As Mead observes, “In what is still a largely unheralded triumph of the melting pot, Northern immigrants gradually assimilated the values of Jacksonian individualism. Each generation of new Americans was less ‘social’ and more individualistic than the preceding one. . . . The appeal of [the Jacksonian code of honor, self-reliance, equality, individualism, and courage] is one of the reasons that Jacksonian values have spread to so many people outside the original ethnic and social nexus in which Jacksonian America was formed.”44
Mead goes even further, claiming that Andrew Jackson’s “political movement—or, more accurately, the community of political feeling that he wielded into an instrument of power—remains in many ways the most important in American politics . . . Jacksonian populism today has moved beyond its original ethnic and geographical limits. Like country music, another product of Jacksonian culture, Jacksonian politics and folk feeling has become a basic element in American consciousness that can be found from one end of the country to the other.”45
This observation is correct, at least as it applies to America’s vast populist base. Just as the Scots-Irish family networks infused much of the South and the Ohio Valley with their cultural traditions, so also has this powerfully individualistic culture embraced large groups of new Americans, particularly among those of the working classes. Andrew Jackson’s core group of “farmers, mechanics and laborers” still thrives in America today and still lives by his code. These are people who measure others not by titles or possessions but by personal honor, dignity, and the willingness to fight for their beliefs. Most are unenvious of wealth, unafraid of the wielders of authority, unconscious of class, and also unwilling to consider themselves ethnically aloof—in most cases, their
own ethnicity is less important than their individuality. And more than any other culture, this is the one that new immigrant groups have traditionally gravitated toward in order to call themselves American.
But except for the accessibility given them during Ronald Reagan’s presidency—an influence that was often diluted by establishment Republicans—over the past fifty years this movement has rarely seen its issues seriously defended by national leaders.
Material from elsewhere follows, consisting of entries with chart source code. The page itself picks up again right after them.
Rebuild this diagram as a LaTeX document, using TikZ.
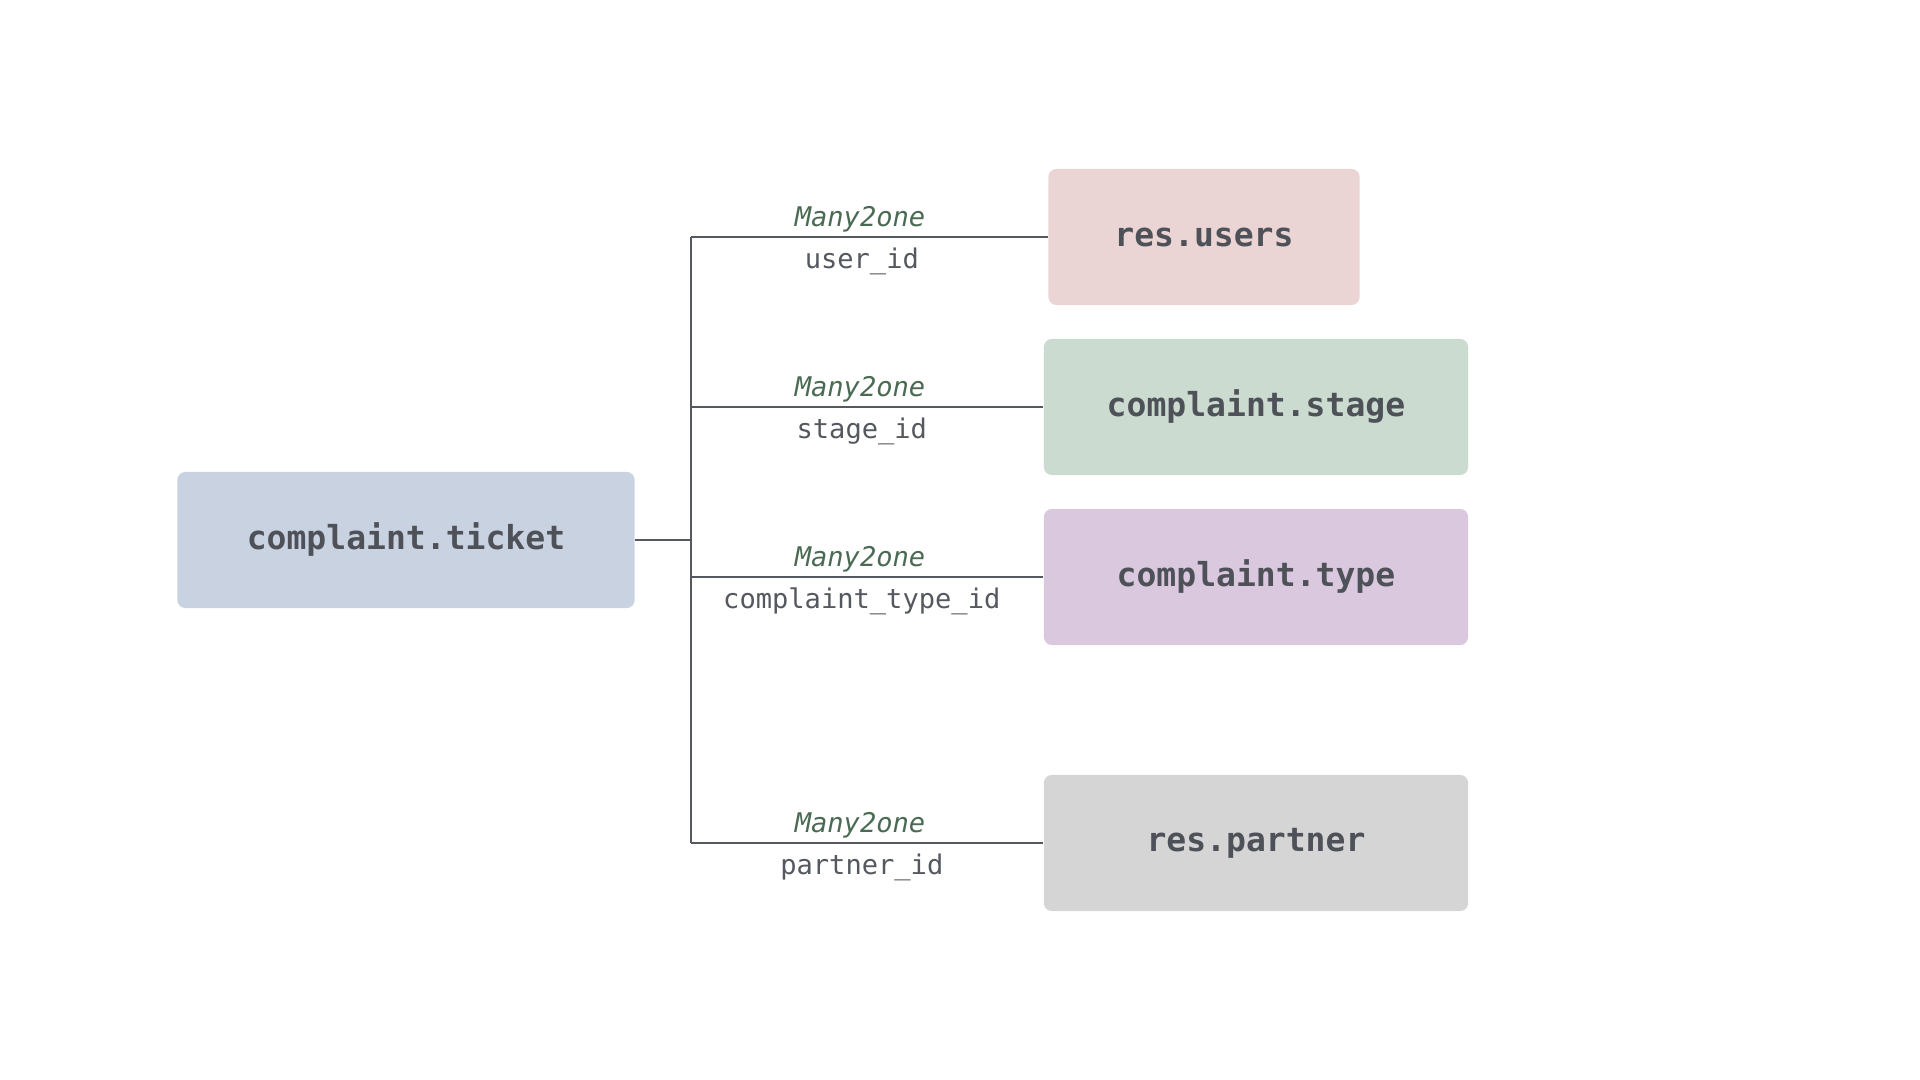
\documentclass[tikz,border=0pt]{standalone}
\usepackage{fontspec}
\setmonofont{DejaVu Sans Mono}
\definecolor{ticketfill}{HTML}{C9D2E0}
\definecolor{usersfill}{HTML}{EAD4D4}
\definecolor{stagefill}{HTML}{CBDBD0}
\definecolor{typefill}{HTML}{DAC8DF}
\definecolor{partnerfill}{HTML}{D5D5D5}
\definecolor{textgray}{HTML}{4E5258}
\definecolor{linegray}{HTML}{55595F}
\definecolor{kindgreen}{HTML}{4B6A53}
\begin{document}
\begin{tikzpicture}[x=0.01cm,y=-0.01cm,
  model/.style={rounded corners=0.08cm,minimum height=1.36cm,inner sep=0pt,
    text=textgray,font=\ttfamily\bfseries\fontsize{9.4}{11}\selectfont},
  link/.style={draw=linegray,line width=0.6pt},
  kind/.style={font=\ttfamily\itshape\fontsize{7.7}{9}\selectfont,text=kindgreen,
    pos=0.48,above,inner sep=1.2pt},
  field/.style={font=\ttfamily\fontsize{7.7}{9}\selectfont,text=linegray,
    pos=0.485,below,inner sep=2.8pt}]
\useasboundingbox (0,0) rectangle (1920,1080);
% models
\node[model,fill=ticketfill,minimum width=4.57cm] (ticket) at (406,540) {complaint.ticket};
\node[model,fill=usersfill,minimum width=3.11cm] (users) at (1204,237) {res.users};
\node[model,fill=stagefill,minimum width=4.24cm] (stage) at (1256,407) {complaint.stage};
\node[model,fill=typefill,minimum width=4.24cm] (type) at (1256,577) {complaint.type};
\node[model,fill=partnerfill,minimum width=4.24cm] (partner) at (1256,843) {res.partner};
% relations
\coordinate (bus top) at (691,237);
\coordinate (bus bottom) at (691,843);
\draw[link] (bus top) -- (bus bottom);
\draw[link] (ticket.east) -- (ticket.east -| bus top);
\draw[link] (bus top) -- (users.west -| stage.west)
  node[kind] {Many2one} node[field] {user\_id} -- (users.west);
\draw[link] (stage.west -| bus top) -- (stage.west)
  node[kind] {Many2one} node[field] {stage\_id};
\draw[link] (type.west -| bus top) -- (type.west)
  node[kind] {Many2one} node[field] {complaint\_type\_id};
\draw[link] (bus bottom) -- (partner.west)
  node[kind] {Many2one} node[field] {partner\_id};
\end{tikzpicture}
\end{document}
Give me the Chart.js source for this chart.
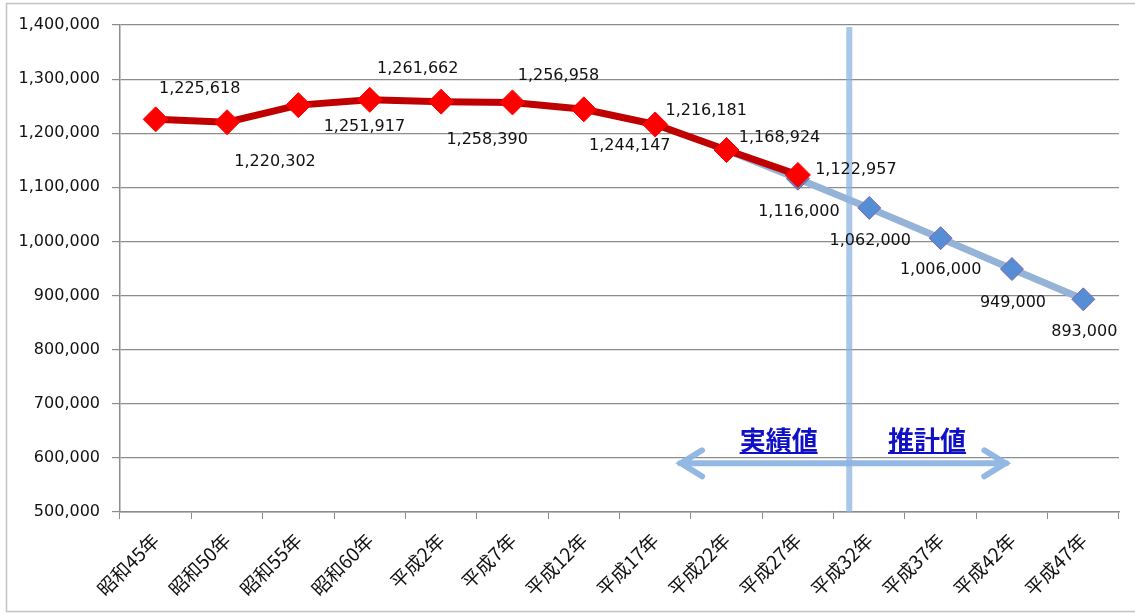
<!DOCTYPE html>
<html>
<head>
<meta charset="utf-8">
<script src="https://cdn.jsdelivr.net/npm/chart.js@4"></script>
<style>
  body { margin: 0; background: #fff; }
  #wrap { width: 1135px; height: 614px; position: relative; }
</style>
</head>
<body>
<div id="wrap"><canvas id="myChart"></canvas></div>
<script>
// categories (x axis)
const years = ['昭和45年', '昭和50年', '昭和55年', '昭和60年', '平成2年', '平成7年', '平成12年',
  '平成17年', '平成22年', '平成27年', '平成32年', '平成37年', '平成42年', '平成47年'];

// 実績値 (actual)
const actualValues = [1225618, 1220302, 1251917, 1261662, 1258390, 1256958, 1244147,
  1216181, 1168924, 1122957, null, null, null, null];

// 推計値 (projection) - starts under the actual line at 平成22年
const projectedValues = [null, null, null, null, null, null, null, null,
  1168924, 1116000, 1062000, 1006000, 949000, 893000];

// y axis
const yMin = 500000;
const yMax = 1400000;
const yStep = 100000;

// which points get a value label
const actualLabelIdx = [0, 1, 2, 3, 4, 5, 6, 7, 8, 9];
const projectedLabelIdx = [9, 10, 11, 12, 13];

// label offsets from the point, px
const actualLabelOffset = [[44, -31], [48, 40], [66, 22], [48, -31], [46, 38], [46, -27],
  [46, 37], [51, -14], [53, -12], [58, -5]];
const projectedLabelOffset = [[1, 33], [1, 33], [0, 32], [1, 34], [1, 33]];

// annotation placement (in category index / value units)
const dividerAt = 9.72;
const arrowFrom = 7.32, arrowTo = 11.95, arrowY = 590000;
const textY = 633000;
const noteLeft = { text: '実績値', at: 8.73 };
const noteRight = { text: '推計値', at: 10.81 };

const fmt = v => v.toLocaleString('en-US');

const frame = {
  id: 'frame',
  beforeDraw(chart) {
    const ctx = chart.ctx;
    ctx.save();
    ctx.strokeStyle = '#c3c3c3';
    ctx.lineWidth = 1.5;
    ctx.beginPath();
    ctx.moveTo(1135, 3.5);
    ctx.lineTo(6.5, 3.5);
    ctx.lineTo(6.5, 611.5);
    ctx.lineTo(1135, 611.5);
    ctx.stroke();
    ctx.restore();
  }
};

const extras = {
  id: 'extras',
  afterDatasetsDraw(chart) {
    const ctx = chart.ctx;
    const xs = chart.scales.x, ys = chart.scales.y;
    const area = chart.chartArea;
    ctx.save();

    // divider line between actual / projection
    const dx = xs.getPixelForValue(dividerAt);
    ctx.strokeStyle = 'rgba(141,180,226,0.75)';
    ctx.lineWidth = 6;
    ctx.beginPath();
    ctx.moveTo(dx, area.top + 2);
    ctx.lineTo(dx, area.bottom);
    ctx.stroke();

    // double arrow
    const ax1 = xs.getPixelForValue(arrowFrom);
    const ax2 = xs.getPixelForValue(arrowTo);
    const ay = ys.getPixelForValue(arrowY);
    ctx.strokeStyle = 'rgba(141,180,226,0.95)';
    ctx.lineWidth = 6;
    ctx.lineCap = 'round';
    ctx.lineJoin = 'miter';
    ctx.beginPath();
    ctx.moveTo(ax1 + 2, ay);
    ctx.lineTo(ax2 - 2, ay);
    ctx.moveTo(ax1 + 24, ay - 13);
    ctx.lineTo(ax1 + 3, ay);
    ctx.lineTo(ax1 + 24, ay + 13);
    ctx.moveTo(ax2 - 24, ay - 13);
    ctx.lineTo(ax2 - 3, ay);
    ctx.lineTo(ax2 - 24, ay + 13);
    ctx.stroke();

    // notes
    const ty = ys.getPixelForValue(textY);
    ctx.font = 'bold 26px "Noto Sans CJK JP"';
    ctx.fillStyle = '#1010c8';
    ctx.strokeStyle = '#1010c8';
    ctx.lineWidth = 2;
    ctx.lineCap = 'butt';
    ctx.textAlign = 'center';
    ctx.textBaseline = 'middle';
    [noteLeft, noteRight].forEach(n => {
      const cx = xs.getPixelForValue(n.at);
      ctx.fillText(n.text, cx, ty);
      const w = ctx.measureText(n.text).width;
      ctx.beginPath();
      ctx.moveTo(cx - w / 2, ty + 13);
      ctx.lineTo(cx + w / 2, ty + 13);
      ctx.stroke();
    });
    ctx.restore();
  },
  afterDraw(chart) {
    // value labels
    const ctx = chart.ctx;
    ctx.save();
    ctx.font = '16px "DejaVu Sans"';
    ctx.fillStyle = '#111';
    ctx.textAlign = 'center';
    ctx.textBaseline = 'middle';
    const draw = (dsIndex, values, idx, offs) => {
      const meta = chart.getDatasetMeta(dsIndex);
      idx.forEach((i, k) => {
        const p = meta.data[i];
        ctx.fillText(fmt(values[i]), p.x + offs[k][0], p.y + offs[k][1]);
      });
    };
    draw(0, actualValues, actualLabelIdx, actualLabelOffset);
    draw(1, projectedValues, projectedLabelIdx, projectedLabelOffset);
    ctx.restore();
  }
};

const ctx = document.getElementById('myChart');
new Chart(ctx, {
  type: 'line',
  data: {
    labels: years,
    datasets: [{
      label: '実績値',
      data: actualValues,
      borderColor: '#c00000',
      borderWidth: 7,
      pointStyle: 'rectRot',
      pointRadius: 12.5,
      pointBackgroundColor: '#ff0000',
      pointBorderColor: '#ff0000',
      pointBorderWidth: 1,
      tension: 0
    }, {
      label: '推計値',
      data: projectedValues,
      borderColor: '#95b3d7',
      borderWidth: 7,
      pointStyle: 'rectRot',
      pointRadius: projectedValues.map((v, i) => i === 8 ? 0 : 11.5),
      pointBackgroundColor: '#558ed5',
      pointBorderColor: '#8064a2',
      pointBorderWidth: 1,
      tension: 0
    }]
  },
  options: {
    responsive: true,
    maintainAspectRatio: false,
    animation: false,
    layout: { padding: { top: 25, right: 16, left: 0, bottom: 0 } },
    plugins: {
      legend: { display: false },
      tooltip: { enabled: false }
    },
    scales: {
      x: {
        offset: true,
        grid: {
          offset: true,
          drawOnChartArea: false,
          drawTicks: true,
          tickLength: 7,
          color: '#8c8c8c'
        },
        border: { color: '#8c8c8c', width: 1.5 },
        ticks: {
          autoSkip: false,
          maxRotation: 45,
          minRotation: 45,
          color: '#111',
          font: { family: '"Noto Sans CJK JP"', size: 19 },
          padding: 10
        },
        afterFit(scale) { scale.height = 102; }
      },
      y: {
        min: yMin,
        max: yMax,
        grid: {
          color: '#8c8c8c',
          lineWidth: 1.2,
          tickLength: 8
        },
        border: { color: '#8c8c8c', width: 1.5 },
        ticks: {
          stepSize: yStep,
          color: '#111',
          font: { family: '"DejaVu Sans"', size: 16 },
          padding: 12,
          callback: v => fmt(v)
        },
        afterFit(scale) { scale.width = 120; }
      }
    }
  },
  plugins: [frame, extras]
});
</script>
</body>
</html>
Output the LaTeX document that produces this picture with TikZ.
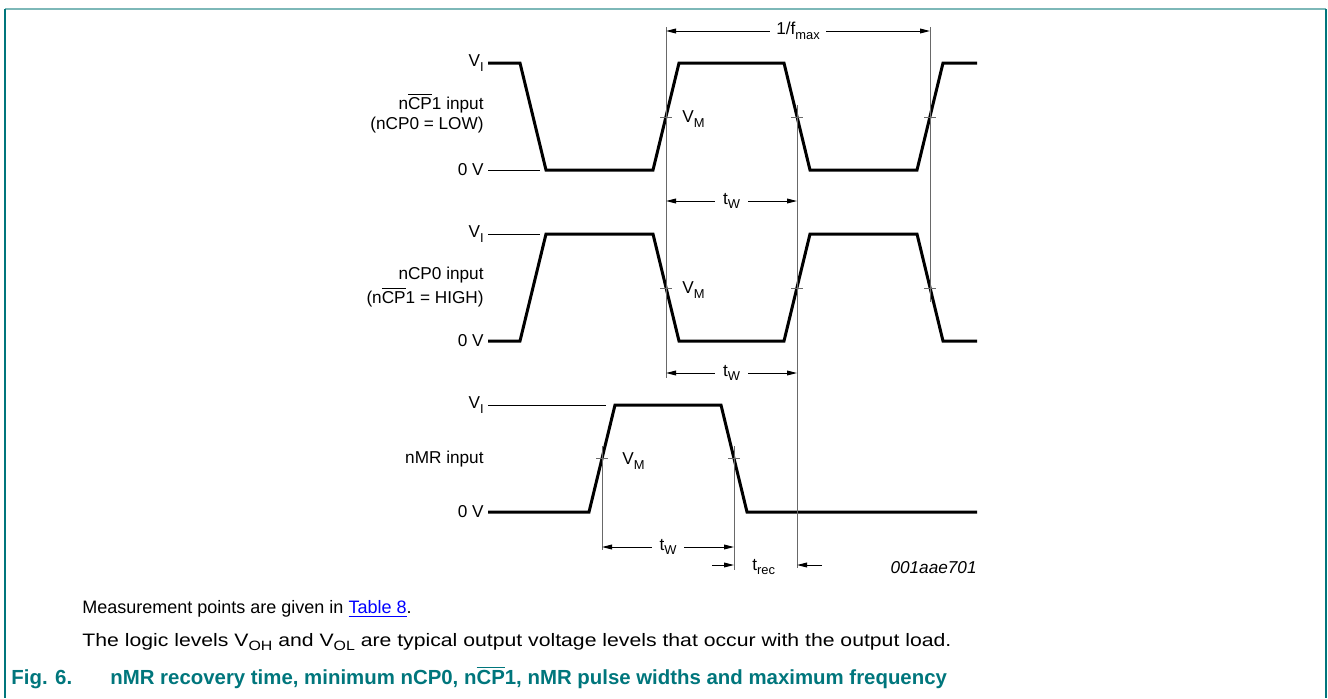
\documentclass[tikz,border=0pt]{standalone}
\usepackage{fontspec}
\setmainfont{Liberation Sans}
\usetikzlibrary{arrows.meta}
\definecolor{nxpteal}{RGB}{0,118,124}
\definecolor{rulelight}{RGB}{125,184,184}
\definecolor{guidegray}{RGB}{105,105,105}
\newcommand\lowtxt[1]{\raisebox{-0.5ex}{\scalebox{0.75}{#1}}}
\newcommand\barred[1]{$\overline{\mbox{#1}}$}

\begin{document}
\begin{tikzpicture}[x=0.5pt,y=-0.5pt,>={Triangle[length=5pt,width=2.4pt]},
  wave/.style={line width=1.5pt},
  refline/.style={line width=0.5pt},
  guide/.style={line width=0.5pt,guidegray},
  dim/.style={line width=0.5pt,<->},
  lbl/.style={font=\fontsize{8.6}{10}\selectfont,inner sep=0pt},
  dimlbl/.style={lbl,fill=white,inner xsep=4pt,inner ysep=1pt},
  note/.style={anchor=base west,inner sep=0pt,font=\fontsize{9}{11}\selectfont},
  capt/.style={anchor=base west,inner sep=0pt,text=nxpteal,font=\fontsize{10.2}{12}\selectfont\bfseries}]
\useasboundingbox (0,0) rectangle (1328,698);
\draw[rulelight,line width=1pt] (5,9) -- (1326,9);
\draw[nxpteal,line width=0.8pt] (5,9) -- (5,698);
\draw[nxpteal,line width=0.8pt] (1326,9) -- (1326,698);

% nCP1 input
\node[lbl,anchor=east] (vi1) at (484,63) {V\lowtxt{I}};
\node[lbl,anchor=east] (cp1a) at (484,103) {n\barred{CP}1 input};
\node[lbl,anchor=east] (cp1b) at (484,125) {(nCP0 = LOW)};
\node[lbl,anchor=east] (zero1) at (484,170) {0 V};
\coordinate (zero1end) at (540,170);
\draw[refline] ([xshift=2pt]zero1.east) -- (zero1end);
\draw[wave] (488,63) -- (520,63) -- (546,170) -- (653,170) -- (679,63) -- (784,63)
  -- (810,170) -- (917,170) -- (943,63) -- (977,63);

% nCP0 input
\node[lbl,anchor=east] (vi2) at (484,234) {V\lowtxt{I}};
\node[lbl,anchor=east] (cp0a) at (484,275) {nCP0 input};
\node[lbl,anchor=east] (cp0b) at (484,297) {(n\barred{CP}1 = HIGH)};
\node[lbl,anchor=east] (zero2) at (484,341) {0 V};
\coordinate (vi2end) at (540,234);
\draw[refline] ([xshift=2pt]vi2.east) -- (vi2end);
\draw[wave] (488,341) -- (520,341) -- (546,234) -- (653,234) -- (679,341) -- (784,341)
  -- (810,234) -- (917,234) -- (943,341) -- (977,341);

% nMR input
\node[lbl,anchor=east] (vi3) at (484,405) {V\lowtxt{I}};
\node[lbl,anchor=east] (mra) at (484,459) {nMR input};
\node[lbl,anchor=east] (zero3) at (484,512) {0 V};
\coordinate (vi3end) at (606,405);
\draw[refline] ([xshift=2pt]vi3.east) -- (vi3end);
\draw[wave] (488,512) -- (589,512) -- (615,405) -- (721,405) -- (747,512) -- (977,512);

% guides and V_M marks
\draw[guide] (666,27) -- (666,378);
\draw[guide] (797,105) -- (797,568);
\draw[guide] (930,27) -- (930,302);
\draw[guide] (602,446) -- (602,550);
\draw[guide] (734,446) -- (734,570);
\foreach \tx/\ty in {666/117,797/117,930/117,666/288,797/288,930/288,602/458,734/458}
  \draw[guide] (\tx-6,\ty) -- (\tx+6,\ty);
\node[lbl,anchor=west] (vm1) at (682,119) {V\lowtxt{M}};
\node[lbl,anchor=west] (vm2) at (682,290) {V\lowtxt{M}};
\node[lbl,anchor=west] (vm3) at (622,461) {V\lowtxt{M}};

% timing
\draw[dim] (666,31) -- node[dimlbl,inner xsep=3pt] (fmax) {1/f\lowtxt{max}} (930,31);
\draw[dim] (666,201) -- node[dimlbl] (tw1) {t\lowtxt{W}} (797,201);
\draw[dim] (666,373) -- node[dimlbl] (tw2) {t\lowtxt{W}} (797,373);
\draw[dim] (602,547) -- node[dimlbl] (tw3) {t\lowtxt{W}} (734,547);
\node[lbl,anchor=west] (trec) at (752,567) {t\lowtxt{rec}};
\draw[refline,->] (712,565) -- (734,565);
\draw[refline,->] (822,565) -- (797,565);
\node[lbl,anchor=east,font=\fontsize{8.6}{10}\selectfont\itshape] (docid) at (977,568) {001aae701};

% notes and caption
\node[note] (note1) at (82,613) {Measurement points are given in \textcolor{blue}{\underline{Table 8}}.};
\node[note] (note2) at (82,646) {\scalebox{1.178}[1]{The logic levels V\lowtxt{OH} and V\lowtxt{OL} are typical output voltage levels that occur with the output load.}};
\node[capt] (fignum) at (11,684) {Fig. 6.};
\node[capt] (figtitle) at (110,684) {nMR recovery time, minimum nCP0, n\barred{CP}1, nMR pulse widths and maximum frequency};
\end{tikzpicture}
\end{document}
And except for the hard-core Christian Right, which has aligned itself with the Republicans, it represents a large, independent swing vote—whose key concerns are seldom passionately represented by either side in any election—rather than a force that affirmatively shapes the national agenda.
Other than with their support of Reagan—perhaps the most Jacksonian president since Jackson himself—the power of this group’s voting patterns has been in their role as electoral spoilers. These are the blue-collar workers and Southerners who swung away from the antiwar Democrats and voted for either George Wallace or Richard Nixon in 1968 (Wallace carried five Southern states), and Nixon in 1972. They were the enthusiastic Reagan Democrats who still will argue passionately about the Gipper’s greatness and who in the South finally began supporting Republican candidates. They reluctantly pulled the lever for George Bush in 1988, but many could not do it again for Bush in 1992 or for Bob Dole in 1996, opting instead to sit it out or to vote for Ross Perot. And they are the “red state” individualists who went for George W. Bush in 2000 rather than aligning themselves with the “blue state” voters representing the “new” Democratic Party of political correctness who went for Al Gore. Indeed, the argument can be made that Gore’s position on gun control cost him the election, not in Florida but in the Scots-Irish redoubts of Tennessee and West Virginia, both of which through history and logic should have been slam-dunk electoral votes in his favor.